Pentagon to extend benefits to gay couples in wake of DOMA ruling

The U.S. Supreme Court’s striking down of the Defense of Marriage Act on Wednesday has cleared the way for military members and their same-sex spouses to receive the same benefits as married heterosexual couples.

“We think it’s the right decision, and we’re looking forward to taking that decision and implementing the required next steps,” Defense Secretary Chuck Hagel told reporters Wednesday at the Pentagon.


SEE ALSO: Supreme Court hands double win to gay-marriage backers


After a customary 25-day waiting period following Supreme Court rulings, the Pentagon will begin to make available to homosexual spouses all the benefits that heterosexual spouses enjoy, including burial at military cemeteries, defense officials said.

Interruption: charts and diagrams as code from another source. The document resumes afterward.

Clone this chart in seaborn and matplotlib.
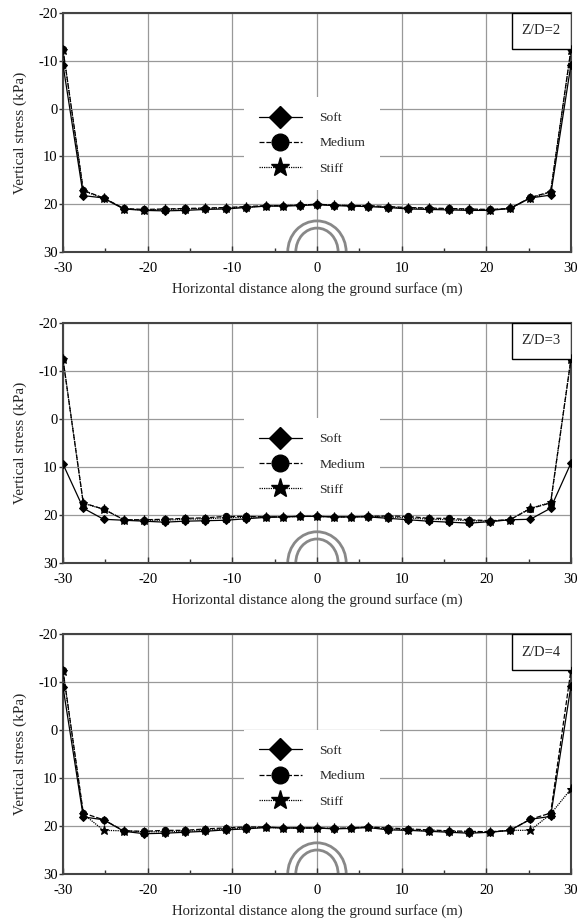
import numpy as np
import pandas as pd
import seaborn as sns
import matplotlib.pyplot as plt
from matplotlib.lines import Line2D
from matplotlib.patches import Arc, Rectangle

# horizontal positions of the surface points (m)
x_pos = [-30, -27.6, -25.2, -22.8, -20.4, -18, -15.6, -13.2, -10.8, -8.4, -6, -4, -2, 0,
         2, 4, 6, 8.4, 10.8, 13.2, 15.6, 18, 20.4, 22.8, 25.2, 27.6, 30]

# Z/D = 2
soft_2 = [-9.2, 18.2, 18.7, 21.0, 21.3, 21.4, 21.3, 21.1, 21.0, 20.7, 20.4, 20.4, 20.3, 20.1,
          20.3, 20.4, 20.5, 20.7, 21.0, 21.1, 21.2, 21.3, 21.3, 20.9, 18.7, 18.1, -9.2]
medium_2 = [-12.4, 17.1, 18.7, 20.9, 21.1, 21.0, 20.9, 20.8, 20.7, 20.5, 20.3, 20.3, 20.2, 20.0,
            20.2, 20.3, 20.3, 20.5, 20.7, 20.8, 20.9, 21.0, 21.1, 20.9, 18.6, 17.4, -12.4]
stiff_2 = [-12.3, 17.2, 18.8, 21.0, 21.2, 21.1, 21.0, 20.9, 20.8, 20.6, 20.4, 20.3, 20.2, 20.0,
           20.2, 20.3, 20.4, 20.6, 20.8, 20.9, 21.0, 21.1, 21.2, 20.9, 18.7, 17.5, -12.3]

# Z/D = 3
soft_3 = [9.4, 18.6, 20.9, 21.1, 21.3, 21.5, 21.3, 21.2, 21.1, 20.8, 20.5, 20.4, 20.3, 20.3,
          20.4, 20.4, 20.4, 20.7, 21.0, 21.3, 21.5, 21.7, 21.4, 21.0, 20.9, 18.6, 9.2]
medium_3 = [-12.4, 17.5, 18.8, 21.0, 21.0, 20.9, 20.7, 20.6, 20.3, 20.3, 20.4, 20.4, 20.3, 20.3,
            20.4, 20.4, 20.3, 20.2, 20.3, 20.7, 20.7, 21.0, 21.2, 21.0, 18.7, 17.5, -12.4]
stiff_3 = [-12.5, 17.6, 18.8, 21.0, 21.1, 21.1, 20.9, 20.8, 20.6, 20.5, 20.4, 20.4, 20.3, 20.3,
           20.4, 20.4, 20.3, 20.4, 20.6, 20.9, 21.0, 21.2, 21.3, 21.0, 18.6, 17.4, -12.4]

# Z/D = 4
soft_4 = [-9.0, 18.1, 18.7, 21.1, 21.6, 21.5, 21.3, 21.1, 20.8, 20.6, 20.3, 20.4, 20.4, 20.4,
          20.6, 20.5, 20.3, 20.8, 20.9, 21.1, 21.3, 21.5, 21.3, 20.9, 18.6, 18.0, -9.2]
medium_4 = [-12.5, 17.3, 18.7, 21.0, 21.1, 20.9, 20.9, 20.6, 20.4, 20.2, 20.2, 20.4, 20.4, 20.4,
            20.5, 20.4, 20.2, 20.4, 20.6, 20.8, 21.0, 21.1, 21.2, 20.9, 18.6, 17.3, -12.5]
stiff_4 = [-12.3, 17.5, 20.9, 21.0, 21.2, 21.2, 21.1, 20.9, 20.6, 20.4, 20.3, 20.4, 20.4, 20.4,
           20.5, 20.4, 20.3, 20.6, 20.8, 21.0, 21.1, 21.3, 21.3, 20.9, 20.9, 17.5, 12.3]

panel_labels = ['Z/D=2', 'Z/D=3', 'Z/D=4']
panel_data = [(soft_2, medium_2, stiff_2), (soft_3, medium_3, stiff_3), (soft_4, medium_4, stiff_4)]
soil_names = ['Soft', 'Medium', 'Stiff']

sns.set_theme(style='ticks')
plt.rcParams['font.family'] = ['Liberation Serif', 'DejaVu Serif']
plt.rcParams['font.size'] = 10
plt.rcParams['axes.unicode_minus'] = False

marker_map = {'Soft': 'D', 'Medium': 'o', 'Stiff': '*'}
dash_map = {'Soft': '', 'Medium': (4, 1.5), 'Stiff': (1, 0.8)}
msize = {'Soft': 4, 'Medium': 4.5, 'Stiff': 6.5}

fig = plt.figure(figsize=(5.82, 9.21), dpi=100)
boxes = [(0.7264, 0.9859), (0.3887, 0.6496), (0.0510, 0.3116)]
legend_y = [0.455, 0.41, 0.408]

for i in range(3):
    bot, top = boxes[i]
    ax = fig.add_axes([0.1082, bot, 0.8728, top - bot])
    rows = []
    for name, vals in zip(soil_names, panel_data[i]):
        for xv, yv in zip(x_pos, vals):
            rows.append({'x': xv, 'stress': yv, 'soil': name})
    df = pd.DataFrame(rows)

    sns.lineplot(data=df, x='x', y='stress', style='soil', markers=marker_map,
                 dashes=dash_map, color='black', linewidth=0.9, markersize=4.5,
                 markeredgecolor='black', legend=False, ax=ax, zorder=3)
    # per-series marker sizes
    for line, name in zip(ax.get_lines(), soil_names):
        line.set_markersize(msize[name])

    ax.set_xlim(-30, 30)
    ax.set_ylim(30, -20)
    ax.set_xticks([-30, -20, -10, 0, 10, 20, 30])
    ax.set_xticks([-25, -15, -5, 5, 15, 25], minor=True)
    ax.set_yticks([-20, -10, 0, 10, 20, 30])
    ax.grid(True, which='major', color='#999999', linewidth=0.9)
    ax.tick_params(axis='x', which='both', direction='in', colors='#333333', labelcolor='black',
                   labelsize=10.5, length=4, width=1, pad=7)
    ax.tick_params(axis='y', direction='out', colors='#333333', labelcolor='black',
                   labelsize=10.5, length=3, width=1, pad=1)
    ax.tick_params(which='minor', length=3)
    for s in ax.spines.values():
        s.set_color('#444444')
        s.set_linewidth(1.5)
        s.set_visible(True)

    ax.set_xlabel('Horizontal distance along the ground surface (m)', fontsize=10.6, labelpad=5)
    ax.set_ylabel('Vertical stress (kPa)', fontsize=11, labelpad=8)

    # tunnel sketch
    ax.add_patch(Arc((0, 30), 6.9, 13.0, theta1=180, theta2=360, color='#888888', lw=2, zorder=2))
    ax.add_patch(Arc((0, 30), 5.0, 10.0, theta1=180, theta2=360, color='#888888', lw=2, zorder=2))

    # Z/D label box
    ax.add_patch(Rectangle((0.883, 0.85), 0.117, 0.15, transform=ax.transAxes,
                           facecolor='white', edgecolor='black', lw=1, zorder=4))
    ax.text(0.9415, 0.925, panel_labels[i], transform=ax.transAxes, ha='center', va='center',
            fontsize=10.5, zorder=5)

    handles = [Line2D([], [], color='black', lw=0.9, marker=marker_map[n],
                      markersize={'Soft': 11, 'Medium': 12, 'Stiff': 14}[n],
                      linestyle={'Soft': '-', 'Medium': (0, (4, 1.5)), 'Stiff': (0, (1, 0.8))}[n])
               for n in soil_names]
    leg = ax.legend(handles, soil_names, loc='center', bbox_to_anchor=(0.49, legend_y[i]),
                    frameon=True, fancybox=False, framealpha=1, facecolor='white',
                    edgecolor='none', fontsize=9.7, handlelength=3.2, handletextpad=1.3,
                    labelspacing=0.95, borderpad=1.1)
    leg.set_zorder(6)

fig.savefig('out.png', dpi=100)
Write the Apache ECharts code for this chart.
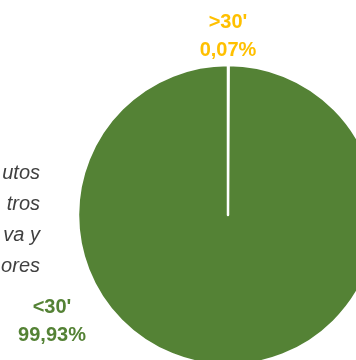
<!DOCTYPE html>
<html>
<head>
<meta charset="utf-8">
<script src="https://cdn.jsdelivr.net/npm/echarts@6/dist/echarts.min.js"></script>
<style>
  html, body { margin: 0; padding: 0; background: #fff; }
  #chart { width: 356px; height: 360px; }
</style>
</head>
<body>
<div id="chart"></div>
<script>
// data
const categories = [">30'", "<30'"]
const shares = [0.07, 99.93]
const sliceColors = ['#FFC000', '#548235']
// only the right ends of the title lines are visible (cut off at left)
const titleLines = ['utos', 'tros', 'va y', 'ores']

const chart = echarts.init(document.getElementById('chart'))

const fmt = v => v.toFixed(2).replace('.', ',') + '%'

// where each slice label sits
const labelSpots = [
  { x: 228, y: 36 },
  { x: 52, y: 321 }
]

const option = {
  animation: false,
  textStyle: { fontFamily: 'Liberation Sans, Arial, sans-serif' },
  graphic: [
    {
      type: 'text',
      x: 40,
      y: 158,
      style: {
        text: titleLines.join('\n'),
        font: 'italic 20px Liberation Sans, Arial, sans-serif',
        fill: '#404040',
        align: 'right',
        verticalAlign: 'top',
        lineHeight: 31
      }
    }
  ],
  series: [
    {
      type: 'pie',
      center: [228, 215],
      radius: 150,
      startAngle: 90,
      clockwise: true,
      data: categories.map((name, i) => ({
        name: name,
        value: shares[i],
        itemStyle: { color: sliceColors[i] },
        label: { color: sliceColors[i] }
      })),
      itemStyle: {
        borderColor: '#fff',
        borderWidth: 2.5
      },
      label: {
        show: true,
        formatter: p => p.name + '\n' + fmt(p.value),
        fontSize: 20,
        fontWeight: 'bold',
        lineHeight: 28,
        align: 'center'
      },
      labelLine: { show: false },
      labelLayout: params => ({
        x: labelSpots[params.dataIndex].x,
        y: labelSpots[params.dataIndex].y,
        align: 'center',
        verticalAlign: 'middle'
      }),
      emphasis: { disabled: true }
    }
  ]
}

chart.setOption(option)
window.addEventListener('resize', () => chart.resize())
</script>
</body>
</html>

The Pentagon already had planned to begin issuing military ID cards to the same-sex partners of military personnel, starting Sept. 1. Issuing the cards will take between six to 12 weeks, officials said Wednesday.

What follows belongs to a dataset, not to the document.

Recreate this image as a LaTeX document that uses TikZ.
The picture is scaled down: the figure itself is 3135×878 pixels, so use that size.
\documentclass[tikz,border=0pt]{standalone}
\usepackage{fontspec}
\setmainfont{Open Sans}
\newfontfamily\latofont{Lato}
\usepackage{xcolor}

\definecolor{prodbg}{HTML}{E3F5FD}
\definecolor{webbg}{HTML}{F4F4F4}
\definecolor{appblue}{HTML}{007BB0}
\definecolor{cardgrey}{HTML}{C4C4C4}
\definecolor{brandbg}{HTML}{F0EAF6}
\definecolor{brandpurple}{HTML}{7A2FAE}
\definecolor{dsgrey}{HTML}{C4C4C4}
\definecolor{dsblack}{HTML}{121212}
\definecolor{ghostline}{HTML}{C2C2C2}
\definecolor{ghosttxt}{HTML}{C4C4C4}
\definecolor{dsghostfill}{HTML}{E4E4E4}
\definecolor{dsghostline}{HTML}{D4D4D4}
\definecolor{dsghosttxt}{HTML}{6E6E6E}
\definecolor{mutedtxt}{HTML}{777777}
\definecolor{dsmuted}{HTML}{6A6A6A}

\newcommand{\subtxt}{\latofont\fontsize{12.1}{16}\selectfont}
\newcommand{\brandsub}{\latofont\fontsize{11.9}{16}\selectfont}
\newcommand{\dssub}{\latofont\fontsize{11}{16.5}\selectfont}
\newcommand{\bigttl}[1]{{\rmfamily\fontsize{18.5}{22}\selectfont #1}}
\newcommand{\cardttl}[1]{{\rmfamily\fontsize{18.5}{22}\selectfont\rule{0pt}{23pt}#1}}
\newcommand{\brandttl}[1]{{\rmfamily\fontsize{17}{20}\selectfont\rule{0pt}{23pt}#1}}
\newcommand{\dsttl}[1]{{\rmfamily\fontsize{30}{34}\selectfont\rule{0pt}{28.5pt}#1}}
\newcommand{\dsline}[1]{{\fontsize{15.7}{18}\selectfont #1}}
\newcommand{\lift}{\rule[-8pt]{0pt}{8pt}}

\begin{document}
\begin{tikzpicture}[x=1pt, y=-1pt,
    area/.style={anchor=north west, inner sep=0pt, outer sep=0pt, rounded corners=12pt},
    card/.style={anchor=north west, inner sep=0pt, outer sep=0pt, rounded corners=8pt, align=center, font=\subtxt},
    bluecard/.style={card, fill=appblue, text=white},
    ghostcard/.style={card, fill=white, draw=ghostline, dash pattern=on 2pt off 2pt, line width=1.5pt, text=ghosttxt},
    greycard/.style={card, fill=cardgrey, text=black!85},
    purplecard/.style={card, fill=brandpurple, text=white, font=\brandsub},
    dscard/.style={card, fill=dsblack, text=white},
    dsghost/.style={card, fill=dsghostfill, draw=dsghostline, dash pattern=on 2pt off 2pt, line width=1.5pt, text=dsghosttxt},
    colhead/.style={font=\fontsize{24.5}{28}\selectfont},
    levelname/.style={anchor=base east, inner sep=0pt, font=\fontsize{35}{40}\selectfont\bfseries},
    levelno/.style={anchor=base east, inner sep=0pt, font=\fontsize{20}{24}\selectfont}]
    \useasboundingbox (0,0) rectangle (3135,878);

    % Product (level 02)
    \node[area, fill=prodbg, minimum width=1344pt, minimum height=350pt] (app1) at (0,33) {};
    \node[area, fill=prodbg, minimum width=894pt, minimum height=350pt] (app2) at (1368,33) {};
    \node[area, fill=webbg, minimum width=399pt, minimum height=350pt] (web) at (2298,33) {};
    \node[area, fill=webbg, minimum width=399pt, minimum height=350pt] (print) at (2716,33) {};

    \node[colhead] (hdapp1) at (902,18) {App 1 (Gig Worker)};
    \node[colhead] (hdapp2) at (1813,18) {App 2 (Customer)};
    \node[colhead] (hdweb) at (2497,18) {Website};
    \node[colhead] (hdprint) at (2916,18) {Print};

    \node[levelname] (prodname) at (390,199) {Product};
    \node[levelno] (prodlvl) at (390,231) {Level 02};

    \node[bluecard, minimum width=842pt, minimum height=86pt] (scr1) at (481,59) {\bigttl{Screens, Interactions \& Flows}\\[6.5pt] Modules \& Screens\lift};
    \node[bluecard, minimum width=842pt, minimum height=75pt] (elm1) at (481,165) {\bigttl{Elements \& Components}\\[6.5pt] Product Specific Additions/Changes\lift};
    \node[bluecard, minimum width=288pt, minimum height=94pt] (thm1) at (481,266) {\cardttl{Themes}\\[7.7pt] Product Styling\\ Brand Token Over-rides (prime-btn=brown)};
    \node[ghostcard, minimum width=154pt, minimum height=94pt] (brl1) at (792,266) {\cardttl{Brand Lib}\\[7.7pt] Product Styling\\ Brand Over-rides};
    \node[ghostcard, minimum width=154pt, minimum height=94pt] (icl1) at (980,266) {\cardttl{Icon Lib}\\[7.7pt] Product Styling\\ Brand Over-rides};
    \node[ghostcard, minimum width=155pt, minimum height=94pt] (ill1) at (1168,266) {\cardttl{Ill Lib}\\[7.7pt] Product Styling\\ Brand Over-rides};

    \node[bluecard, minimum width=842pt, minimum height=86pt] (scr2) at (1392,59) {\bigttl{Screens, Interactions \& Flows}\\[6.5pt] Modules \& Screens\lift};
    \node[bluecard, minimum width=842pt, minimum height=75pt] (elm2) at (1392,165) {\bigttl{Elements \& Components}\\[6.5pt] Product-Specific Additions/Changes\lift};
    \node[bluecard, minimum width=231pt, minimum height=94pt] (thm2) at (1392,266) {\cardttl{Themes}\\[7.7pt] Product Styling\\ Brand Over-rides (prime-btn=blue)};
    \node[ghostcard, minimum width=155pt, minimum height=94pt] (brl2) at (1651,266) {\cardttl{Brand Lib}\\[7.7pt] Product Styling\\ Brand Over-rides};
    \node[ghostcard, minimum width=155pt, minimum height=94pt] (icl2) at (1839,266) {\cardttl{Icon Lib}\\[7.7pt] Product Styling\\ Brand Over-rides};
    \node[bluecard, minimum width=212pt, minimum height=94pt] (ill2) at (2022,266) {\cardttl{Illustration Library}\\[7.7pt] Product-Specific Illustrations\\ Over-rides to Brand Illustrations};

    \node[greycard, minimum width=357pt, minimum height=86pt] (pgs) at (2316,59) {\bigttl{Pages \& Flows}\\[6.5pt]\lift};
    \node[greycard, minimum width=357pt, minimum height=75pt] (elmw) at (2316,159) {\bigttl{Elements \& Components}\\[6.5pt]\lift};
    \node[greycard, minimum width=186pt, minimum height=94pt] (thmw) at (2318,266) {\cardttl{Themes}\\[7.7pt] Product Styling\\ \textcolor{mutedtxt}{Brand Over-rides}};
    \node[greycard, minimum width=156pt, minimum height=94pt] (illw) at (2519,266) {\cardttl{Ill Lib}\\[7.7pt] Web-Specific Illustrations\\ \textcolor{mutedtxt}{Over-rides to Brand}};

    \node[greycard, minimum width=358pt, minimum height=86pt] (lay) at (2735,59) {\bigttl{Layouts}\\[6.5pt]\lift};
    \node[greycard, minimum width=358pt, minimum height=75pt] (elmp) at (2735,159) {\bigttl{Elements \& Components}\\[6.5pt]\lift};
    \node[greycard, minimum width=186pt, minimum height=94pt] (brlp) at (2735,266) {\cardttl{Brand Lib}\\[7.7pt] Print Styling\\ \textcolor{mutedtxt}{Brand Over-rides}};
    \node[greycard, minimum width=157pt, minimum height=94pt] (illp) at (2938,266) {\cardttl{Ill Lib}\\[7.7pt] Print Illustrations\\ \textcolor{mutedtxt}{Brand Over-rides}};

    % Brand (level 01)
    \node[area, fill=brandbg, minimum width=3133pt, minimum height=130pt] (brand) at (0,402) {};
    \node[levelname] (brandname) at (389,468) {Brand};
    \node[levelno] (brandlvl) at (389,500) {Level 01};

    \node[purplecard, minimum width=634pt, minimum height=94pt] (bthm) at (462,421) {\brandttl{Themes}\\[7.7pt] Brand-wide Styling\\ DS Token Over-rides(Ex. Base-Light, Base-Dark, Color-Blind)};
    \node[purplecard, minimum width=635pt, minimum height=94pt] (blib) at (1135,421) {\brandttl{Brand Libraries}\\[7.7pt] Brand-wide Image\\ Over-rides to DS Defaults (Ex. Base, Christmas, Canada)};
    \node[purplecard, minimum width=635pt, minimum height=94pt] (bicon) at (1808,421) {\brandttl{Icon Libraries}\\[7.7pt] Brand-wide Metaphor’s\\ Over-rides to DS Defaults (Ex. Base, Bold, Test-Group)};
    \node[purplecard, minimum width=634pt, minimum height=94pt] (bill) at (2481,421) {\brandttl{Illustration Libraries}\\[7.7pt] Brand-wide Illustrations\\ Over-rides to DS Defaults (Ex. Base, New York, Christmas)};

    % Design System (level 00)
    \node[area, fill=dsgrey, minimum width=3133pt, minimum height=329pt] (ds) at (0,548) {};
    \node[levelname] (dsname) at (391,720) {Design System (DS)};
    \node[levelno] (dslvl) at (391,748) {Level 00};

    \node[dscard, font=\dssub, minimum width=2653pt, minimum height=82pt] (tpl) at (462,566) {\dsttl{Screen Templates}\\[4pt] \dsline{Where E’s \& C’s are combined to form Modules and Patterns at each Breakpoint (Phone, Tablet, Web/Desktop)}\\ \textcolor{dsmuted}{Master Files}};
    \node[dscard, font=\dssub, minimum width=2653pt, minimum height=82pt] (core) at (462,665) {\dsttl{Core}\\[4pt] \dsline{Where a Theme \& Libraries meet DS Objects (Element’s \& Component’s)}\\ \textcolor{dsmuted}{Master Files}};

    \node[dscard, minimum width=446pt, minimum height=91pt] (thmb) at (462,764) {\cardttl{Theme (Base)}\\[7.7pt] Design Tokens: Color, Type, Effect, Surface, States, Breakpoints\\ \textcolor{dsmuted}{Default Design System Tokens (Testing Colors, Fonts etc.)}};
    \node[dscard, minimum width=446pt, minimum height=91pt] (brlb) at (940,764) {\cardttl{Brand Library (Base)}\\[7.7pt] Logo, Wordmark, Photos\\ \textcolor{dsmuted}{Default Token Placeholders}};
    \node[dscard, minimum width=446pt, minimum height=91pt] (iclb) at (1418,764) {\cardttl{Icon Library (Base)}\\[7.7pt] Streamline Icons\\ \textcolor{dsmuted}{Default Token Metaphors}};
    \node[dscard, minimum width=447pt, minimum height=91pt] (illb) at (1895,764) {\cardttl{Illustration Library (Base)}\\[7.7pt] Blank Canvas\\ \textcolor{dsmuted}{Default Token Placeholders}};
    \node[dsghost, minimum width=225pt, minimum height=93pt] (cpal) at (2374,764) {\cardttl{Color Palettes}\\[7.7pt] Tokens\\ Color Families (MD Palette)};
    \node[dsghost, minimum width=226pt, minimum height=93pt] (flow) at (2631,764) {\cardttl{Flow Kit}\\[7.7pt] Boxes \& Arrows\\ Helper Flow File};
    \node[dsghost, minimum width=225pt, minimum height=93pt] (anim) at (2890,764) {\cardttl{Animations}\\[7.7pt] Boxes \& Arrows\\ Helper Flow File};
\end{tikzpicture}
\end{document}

The cards will entitle same-sex spouses to benefits such as access to counseling and low-price commissaries, medical and dental care, housing and transportation allowances, survivor benefits and other bonuses that had been denied to them under DOMA.

Officials said they are reviewing whether same-sex spouses will be able to travel overseas with their deployed partners.

“The Joint Staffs have been very clear that we’ll follow the law of the land,” said Army Gen. Martin E. Dempsey, chairman of the Joint Chiefs of Staff, who spoke to reporters with Mr. Hagel. “The law of the land has just changed, and we will now as quickly as possible assess what that means.”

Ashley Broadway, who is married to Army Lt. Col. Heather L. Mack, praised the Pentagon’s announcement.

“I just went to Fort Bragg and saw an American flag. I looked at that American flag like I’ve never looked at it before because I truly, truly feel that I am equal,” said Ms. Broadway, who is director of family affairs at the American Military Partner Association.

“We’re finally one military … we’re not going to have two classes for our military personnel and their families,” said Ms. Broadway, who has two children with Col. Mack.

Tracey Hepner, who is married to the highest-ranking openly gay flag officer — Army Brig. Gen. Tammy Smith — said she was overwhelmed by the court ruling.

“We are a proud military family and hold our heads a little higher today,” Ms. Hepner said.

The Pentagon in February moved to extend some benefits to same-sex spouses, such as being able to visit their partners in military hospitals and receive notification of a casualty.

For Pentagon civilians, the department will look to the Office of Personnel Management for guidance, but same-sex spouses of civilians who are eligible for military ID card-related benefits will receive their cards at the same time as same-sex military spouses.

The benefits also apply to same-sex spouses in states that do not recognize gay marriage, Pentagon officials said.